The bar was bland, with promotional posters provided by beer and liquor companies, a pool table, and some vagrant type men with bad teeth who shifted between Afrikaans and English so easily in their dialogue that it seemed as if I could understand everything that they were saying. They were age-less in a sense, they could have been 17 or 35, it was indeterminate to me, all I knew, was that if I stopped in Napier again ten years from now, they would be knocking the same billiard balls into the same recessed pockets. The bar owner was a large woman, with a ponytail, with a young daughter running behind the bar in pigtails looking up at the bottles. She asked me what I did for a living, and of course, I had this moment of blessed thanks that I owned a bar, and that somehow my occupation enables me to easily relate to almost anyone, anywhere, in the world… it seems that bar ownership transgresses most boundaries. She said that she ran the place with her husband and asked me if my boyfriend helped me out back home… I looked at her blankly and retorted, “No man has ever helped me run my business.”
After hanging out at the bar for a bit, I decided to check out the “militaria” shop because it seemed like such an odd business out there, in the middle of nowhere. I had no idea what I was walking into. Leon, the owner of said shop, was a man in his mid 50’s who had been in the South African military his whole life and had recently retired. He led me to the basement, where there were walls lined with military medals that he had collected from around the world. He kept saying, “medals, medals, medals, this is what I like.” and showing me the chess sets that he casted out of silver, of which all the pieces were made of little men in uniform representing various wars throughout time.

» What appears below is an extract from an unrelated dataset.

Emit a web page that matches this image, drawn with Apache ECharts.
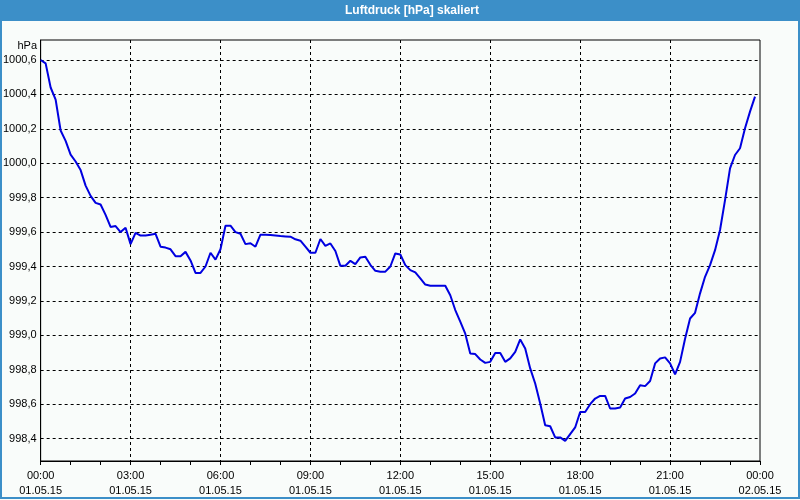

And then I rounded the corner of his little basement only to come face to face with an enormous flag emblazoned with a swastika, a signed letter from Hitler, and tons of bayonets and other weapons wielded by the SS. All of a sudden I realized that I wasn’t in Kansas anymore and when Leon declared to me, “Normally I don’t let women come down here, because this is a man’s playground.” I knew that I had to hightail it out of there before I was the last lady standing. But of course, just as I realized that I was dealing with a mentally disturbed militant, who quite possibly suffered from too much shell shock over the years, I spotted an old camera from the 1940’s on top of one of his cabinets. I felt like a little girl, I was like, “Oh, what’s that Leon?” as he pulled down the ancient Brownie, twin lens reflex from out of my dreams. He showed me how it still worked, and all of a sudden I forgot about the possibility of my imminent death, and was transfixed by this object. When I finally managed to pull myself away from the camera, the medals, and the Nazi paraphernalia which made me more than slightly uncomfortable, especially after learning that he admired his uncle who flew fighter planes for the third Reich, I slipped upstairs where Leon looked at me with pride and asked me to sign his “General’s Log”. There were thousands of signatures from all over the world in the log, and as I put pen to paper, he thanked me and said, “It’s so the Commander will know that I was officially on duty today.” while saluting me and tapping his heels together.
After all of this I ran back to the aforementioned bar where my traveling companion Sean, had been waiting for me. I jumped around excitedly when I saw him, and said, “I can’t talk to you until you go and experience the militaria collection across the street.” Sean looked perplexed, and I assured him it was well worth exploring. He rolled across the street and half an hour later came back to me and said, “You know Francesca, Leon was so very impressed with your conduct that he told me that he has never let any other woman sign the General’s Log, save for you.” I felt like I earned my stars and stripes or whatever other rank one assumes for being able to deal with delusional people who engage in elaborate fantasies (apparently bar ownership has provided me with more tolerance than I need) and laughed until Sean asked me about my experience with the cabinet. I told him how I entered the anterior chamber of Leon’s basement because I saw an old camera and Sean was like, “Are you crazy? You know there’s a special hanging rack in there with a gutter to drain the blood of his victims. Francesca, this guy has people over for dinner and then buries them in his backyard!” And that pretty much sums up our stop in the quaint town of Napier, somewhere near the tip of the edge of Africa.